There is a lot we don't know about base-rates. Similarly, there is a lot we do know about base rates, though not with absolute certainty. (thatsa whole 'nuther conversation)
The whole field of sex offender risk assessment struggles with this problem. Its really only an insurmountable problem if you can't comprehend anything except simplistic bayesian models. Signal detection models, for example, as used by Karl Hanson, allow us to make reasonable estimations of the accuracy of a sex offender recidivism risk assessment in the absence of clearly understood base-rates. His assessment is considered among the best, and has accuracy rates that were well above chance though well below perfection (Static 99 for example was about .77 or so).
Quote:Theoretically chance is a 50-50 situation. In reality its not. Every single situation has significantly different levels of chance - ie - a level at which one could introduce an operant condition that will produce a result greater or lesser than chance for that particular situation.
Problem: Polygraphy does not have an established, verifiable level of chance. So where does it sit?
What is it? 30%, 35%, 50% ? How do we ascertain a level of chance for p/g?
Dude. Go buy a book on Bayesian statistics, and go buy another on inferential stats. Absence of known base-rates is not an unaddressed or insurmountable issue – unless of course you want it to be one, because you can only engage in straw-man arguments.
Quote:Can we establish a level of chance for p/g by the coin toss test? Would that even out at 50% ?
Well i tried it. Take a coin and mark the sides A & B. flip it 100 times then change the markings.
Do that ten times, to achieve 1000 flips. Out of 1000 flips I achieved an average of 46%. Based on the number of times each side fell facing up and then averaged the two scores.
How convenient of you, now, to slip into a parametric/inferential example.
Quote:If we play around with numbers and accept that 86% is theoretically the accuracy as achieved in laboratory mock-crime settings, then the success over 'chance' (46%) is 40%.
That's not very close to how we actually calculate an example of this type, but that's another mathematical matter that would require many minutes of mulling to mediate the myriad of mindlessness in your example,
(you can start by doing a google search on the good old fashioned z-test - go to
www.google.com)
but if this works for your simplistic model, well, that's probably all we're gonna achieve right now.
Quote:Is that good enough?
Is that significantly good enough to prejudice 14% of the population. (100 - 86 =14 )
How many hundreds of thousands does that equate to annually?
Of the potentially incorrect 14% Calls, at least 80% of those will represent truthful people that were
prejudiced by Incorrect Calls. And that should be a major concern to society as a whole.

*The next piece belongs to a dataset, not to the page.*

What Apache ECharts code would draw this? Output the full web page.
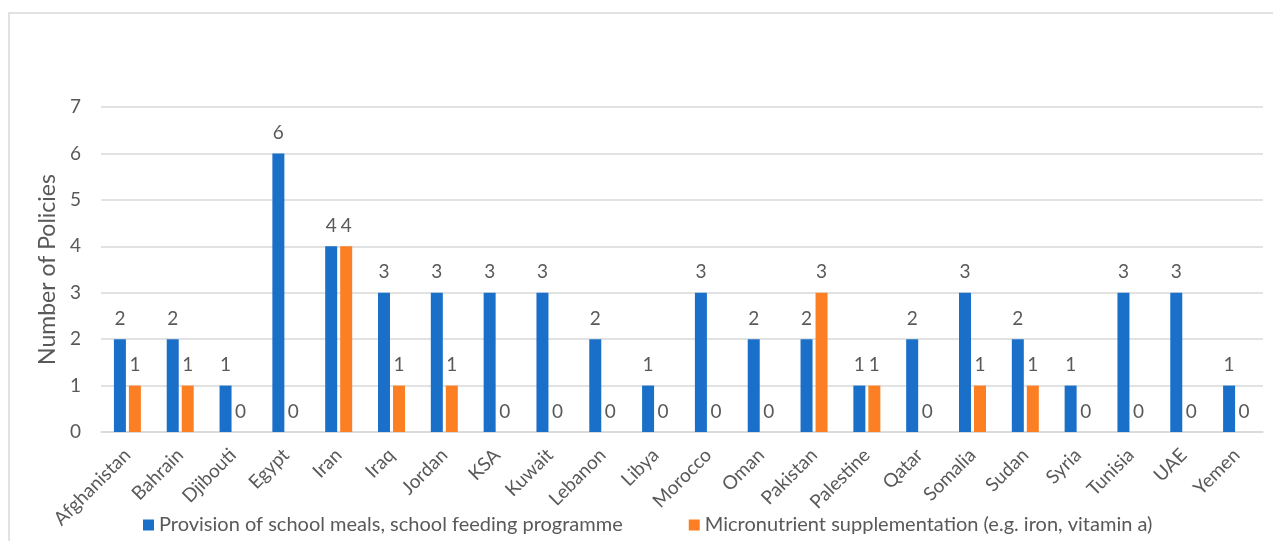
<!DOCTYPE html>
<html>
<head>
<meta charset="utf-8">
<script src="https://cdn.jsdelivr.net/npm/echarts@6/dist/echarts.min.js"></script>
<style>
  html, body { margin: 0; padding: 0; background: #fff; }
  #chart { width: 1273px; height: 541px; }
</style>
</head>
<body>
<div id="chart"></div>
<script>
// data
const countries = ['Afghanistan', 'Bahrain', 'Djibouti', 'Egypt', 'Iran', 'Iraq', 'Jordan', 'KSA', 'Kuwait',
  'Lebanon', 'Libya', 'Morocco', 'Oman', 'Pakistan', 'Palestine', 'Qatar', 'Somalia', 'Sudan', 'Syria',
  'Tunisia', 'UAE', 'Yemen'];
const schoolMeals = [2, 2, 1, 6, 4, 3, 3, 3, 3, 2, 1, 3, 2, 2, 1, 2, 3, 2, 1, 3, 3, 1];
const micronutrient = [1, 1, 0, 0, 4, 1, 1, 0, 0, 0, 0, 0, 0, 3, 1, 0, 1, 1, 0, 0, 0, 0];
const seriesNames = ['Provision of school meals, school feeding programme',
  'Micronutrient supplementation (e.g. iron, vitamin a)'];
const yTicks = [0, 1, 2, 3, 4, 5, 6, 7];

const font = 'Lato, "Open Sans", sans-serif';
const grey = '#595959';

const chart = echarts.init(document.getElementById('chart'));

const labelStyle = {
  show: true,
  position: 'top',
  distance: 11,
  color: grey,
  fontSize: 19,
  fontFamily: font
};

chart.setOption({
  animation: false,
  graphic: [{
    type: 'rect',
    shape: { x: 9, y: 13, width: 1300, height: 600 },
    style: { fill: 'none', stroke: '#d9d9d9', lineWidth: 1.5 },
    silent: true
  }],
  grid: { left: 101, right: 10, top: 107, bottom: 109, containLabel: false },
  legend: {
    data: seriesNames,
    left: 138,
    top: 510,
    itemWidth: 11,
    itemHeight: 11,
    itemGap: 66,
    icon: 'rect',
    textStyle: { color: grey, fontSize: 20, fontFamily: font }
  },
  xAxis: {
    type: 'category',
    data: countries,
    axisLine: { lineStyle: { color: '#d9d9d9', width: 1.5 } },
    axisTick: { show: false },
    axisLabel: { rotate: 45, color: grey, fontSize: 19, fontFamily: font, margin: 20, interval: 0 }
  },
  yAxis: {
    type: 'value',
    min: yTicks[0],
    max: yTicks[yTicks.length - 1],
    interval: 1,
    name: 'Number of Policies',
    nameLocation: 'middle',
    nameGap: 40,
    nameTextStyle: { color: grey, fontSize: 23, fontFamily: font },
    axisLine: { show: false },
    axisTick: { show: false },
    splitLine: { lineStyle: { color: '#d9d9d9', width: 1.5 } },
    axisLabel: { color: grey, fontSize: 19, fontFamily: font, margin: 20 }
  },
  series: [
    {
      name: seriesNames[0],
      type: 'bar',
      data: schoolMeals,
      barWidth: 12,
      barGap: '25%',
      itemStyle: { color: '#1a70c8' },
      label: labelStyle
    },
    {
      name: seriesNames[1],
      type: 'bar',
      data: micronutrient,
      barWidth: 12,
      itemStyle: { color: '#fd7f23' },
      label: labelStyle
    }
  ]
});
</script>
</body>
</html>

And now you have conveniently flip-flopped again from at discussion about math and science to a discussion about social ethics.
Quote: The FBI /CIA et al quip, "We gotta get 100 in the front door to get 1 out the back door" is very interesting and most disturbing. The inference is that 90% of the US population are liars and cheats.

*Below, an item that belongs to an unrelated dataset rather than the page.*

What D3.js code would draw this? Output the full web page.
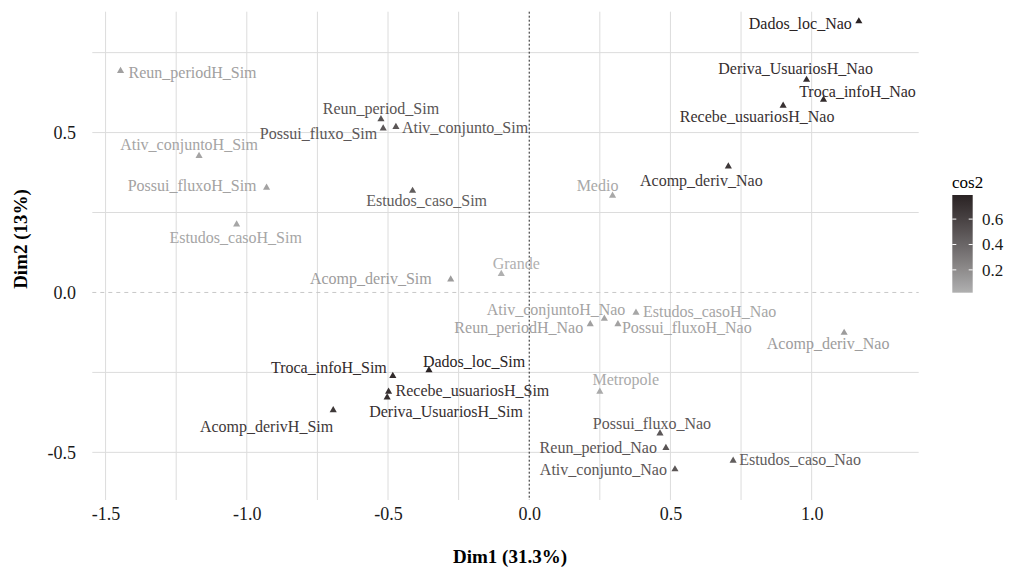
<!DOCTYPE html>
<html><head><meta charset="utf-8">
<script src="https://cdn.jsdelivr.net/npm/d3@7"></script>
<style>html,body{margin:0;padding:0;background:#fff;} svg{display:block;font-family:"Liberation Serif",serif;} svg text{font-family:"Liberation Serif",serif;}</style>
</head><body><svg id="chart" width="1020" height="568"></svg>
<script>
const categories = ["Reun_periodH_Sim","Reun_period_Sim","Possui_fluxo_Sim","Ativ_conjunto_Sim","Ativ_conjuntoH_Sim","Possui_fluxoH_Sim","Estudos_caso_Sim","Estudos_casoH_Sim","Acomp_deriv_Sim","Grande",
"Dados_loc_Nao","Deriva_UsuariosH_Nao","Troca_infoH_Nao","Recebe_usuariosH_Nao","Acomp_deriv_Nao","Medio",
"Troca_infoH_Sim","Dados_loc_Sim","Recebe_usuariosH_Sim","Deriva_UsuariosH_Sim","Acomp_derivH_Sim",
"Ativ_conjuntoH_Nao","Reun_periodH_Nao","Estudos_casoH_Nao","Possui_fluxoH_Nao","Acomp_deriv_Nao","Metropole","Possui_fluxo_Nao","Reun_period_Nao","Ativ_conjunto_Nao","Estudos_caso_Nao"];
const dim1 = [-1.447,-0.525,-0.517,-0.472,-1.169,-0.930,-0.413,-1.036,-0.278,-0.099,
1.167,0.982,1.042,0.899,0.705,0.295,
-0.483,-0.355,-0.498,-0.503,-0.694,
0.266,0.216,0.378,0.314,1.115,0.250,0.463,0.484,0.516,0.722];
const dim2 = [0.693,0.542,0.513,0.518,0.427,0.328,0.318,0.213,0.041,0.058,
0.848,0.665,0.603,0.584,0.394,0.303,
-0.261,-0.243,-0.310,-0.328,-0.368,
-0.082,-0.099,-0.063,-0.099,-0.126,-0.310,-0.441,-0.486,-0.553,-0.526];
const cos2 = [0.10,0.50,0.48,0.49,0.08,0.09,0.45,0.07,0.12,0.02,
0.79,0.72,0.74,0.70,0.66,0.06,
0.74,0.79,0.70,0.72,0.66,
0.08,0.10,0.07,0.09,0.12,0.05,0.48,0.50,0.49,0.45];
const xTicks = [-1.5,-1.0,-0.5,0.0,0.5,1.0];
const yTicks = [-0.5,0.0,0.5];
const xMinor = [-1.25,-0.75,-0.25,0.25,0.75];
const yMinor = [-0.25,0.25,0.75];
const legendTicks = [0.2,0.4,0.6];
const xTitle = "Dim1 (31.3%)", yTitle = "Dim2 (13%)", legendTitle = "cos2";

// label placement (pixel offsets from point: dx, dy, text-anchor)
const labelOffsets = [[8,2,"start"],[0,-11,"middle"],[-6,5,"end"],[6,1,"start"],[-10,-12,"middle"],[-10,-2,"end"],[14,10,"middle"],[-1,13,"middle"],[-19,-1,"end"],[15,-11,"middle"],
[-7,2,"end"],[-11,-11,"middle"],[34,-8,"middle"],[-26,11,"middle"],[-27,14,"middle"],[-15,-10,"middle"],
[-6,-9,"end"],[-6,-9,"start"],[7,-1,"start"],[-18,14,"start"],[0,16,"end"],
[21,-9,"end"],[-7,3,"end"],[7,-1,"start"],[4,3,"start"],[-16,11,"middle"],[26,-12,"middle"],[-8,-10,"middle"],[-9,0,"end"],[-8,0,"end"],[6,-1,"start"]];

const FONT = "Liberation Serif";
const svg = d3.select("#chart");
const x = d3.scaleLinear().domain([-1.547,1.379]).range([92.3,918.7]);
const y = d3.scaleLinear().domain([-0.649,0.878]).range([500,11.7]);
const ext = d3.extent(cos2);
const color = d3.scaleLinear().domain(ext).range(["#b0b0b0","#2a2324"]).interpolate(d3.interpolateLab);
const fmt = v => d3.format(".1f")(v).replace("\u2212","-");

const grid = svg.append("g");
const gridColor = "#dcdcdc";
xMinor.concat(xTicks.filter(v=>v!==0)).forEach(v=>{
  grid.append("line").attr("x1",x(v)).attr("x2",x(v)).attr("y1",y.range()[1]).attr("y2",y.range()[0]).attr("stroke",gridColor).attr("stroke-width",1);
});
yMinor.concat(yTicks.filter(v=>v!==0)).forEach(v=>{
  grid.append("line").attr("y1",y(v)).attr("y2",y(v)).attr("x1",x.range()[0]).attr("x2",x.range()[1]).attr("stroke",gridColor).attr("stroke-width",1);
});
// reference lines
svg.append("line").attr("x1",x.range()[0]).attr("x2",x.range()[1]).attr("y1",y(0)).attr("y2",y(0))
  .attr("stroke","#c8c8c8").attr("stroke-width",1).attr("stroke-dasharray","4,4");
svg.append("line").attr("x1",x(0)).attr("x2",x(0)).attr("y1",y.range()[1]).attr("y2",y.range()[0])
  .attr("stroke","#222").attr("stroke-width",1).attr("stroke-dasharray","2,2");

// axes (text only)
const xAxis = d3.axisBottom(x).tickValues(xTicks).tickFormat(fmt).tickSize(0).tickPadding(0);
const gx = svg.append("g").attr("transform","translate(0,507)").call(xAxis).attr("font-family",FONT);
gx.select(".domain").remove();
gx.selectAll("text").attr("font-family",FONT).attr("font-size",18).attr("fill","#1a1a1a").attr("dy","0.71em");
const yAxis = d3.axisLeft(y).tickValues(yTicks).tickFormat(fmt).tickSize(0).tickPadding(0);
const gy = svg.append("g").attr("transform","translate(76,0)").call(yAxis).attr("font-family",FONT);
gy.select(".domain").remove();
gy.selectAll("text").attr("font-family",FONT).attr("font-size",18).attr("fill","#1a1a1a");

// titles
svg.append("text").attr("x",510).attr("y",563).attr("text-anchor","middle").attr("font-family",FONT).attr("font-weight","bold").attr("font-size",19).attr("fill","#000").text(xTitle);
svg.append("text").attr("transform","translate(27,239) rotate(-90)").attr("text-anchor","middle").attr("font-family",FONT).attr("font-weight","bold").attr("font-size",19).attr("fill","#000").text(yTitle);

// points
const data = categories.map((c,i)=>({name:c,x:dim1[i],y:dim2[i],c:cos2[i],off:labelOffsets[i]}));
const tri = d3.symbol().type(d3.symbolTriangle).size(22);
svg.append("g").selectAll("path").data(data).join("path")
  .attr("d",tri).attr("transform",d=>`translate(${x(d.x)},${y(d.y)})`).attr("fill",d=>color(d.c));
svg.append("g").selectAll("text").data(data).join("text")
  .attr("x",d=>x(d.x)+d.off[0]).attr("y",d=>y(d.y)+d.off[1]).attr("dy","0.35em")
  .attr("text-anchor",d=>d.off[2]).attr("font-family",FONT).attr("font-size",16).attr("fill",d=>color(d.c)).text(d=>d.name);

// legend
const lg = svg.append("g");
lg.append("text").attr("x",952).attr("y",188).attr("font-family",FONT).attr("font-size",17).attr("fill","#000").text(legendTitle);
const defs = svg.append("defs");
const grad = defs.append("linearGradient").attr("id","g").attr("x1",0).attr("y1",1).attr("x2",0).attr("y2",0);
d3.range(0,1.0001,0.1).forEach(t=>{
  grad.append("stop").attr("offset",t).attr("stop-color",color(ext[0]+t*(ext[1]-ext[0])));
});
const ly = d3.scaleLinear().domain(ext).range([292.7,195]);
lg.append("rect").attr("x",952.3).attr("y",195).attr("width",20.4).attr("height",97.7).attr("fill","url(#g)");
legendTicks.forEach(v=>{
  lg.append("line").attr("x1",952.3).attr("x2",956.3).attr("y1",ly(v)).attr("y2",ly(v)).attr("stroke","#fff").attr("stroke-width",1);
  lg.append("line").attr("x1",968.7).attr("x2",972.7).attr("y1",ly(v)).attr("y2",ly(v)).attr("stroke","#fff").attr("stroke-width",1);
  lg.append("text").attr("x",982).attr("y",ly(v)).attr("dy","0.35em").attr("font-family",FONT).attr("font-size",17).attr("fill","#1a1a1a").text(fmt(v));
});
</script></body></html>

I dont think so. Why anyone would want to work for organisations with that mindset is a mystery to me.
More drama.
Please try to separate hyperbole from facts.
Otherwise, we ain't getting no-where.
Quote:To argue that polygraph results inter alia produce some 10% of confessions is not a convincing argument in favour of p/g. Most skilled interviewers could likely achieve the same or higher rates of
confessions without incurring false confessions.
fact check please.
References?
Or is the the world according to 1904!
Quote:The false polygraph induced confession rate is probably very low, (maybe 2% ?) but those are still dire consequences for that innocent 2%. One can only hope that the quality of investigators, interrogators and the justice system will one day improve to the level where skills will filterout the 2% false confessions.
You are again having a very one-sided conversation about these important ethical concerns.
Your heart is perhaps in the right place, and you might not be dumb, but this does not measure up to anything more than drama and editorializing.
Too bad too, 'cause in another context it could be a lot of fun to converse with you.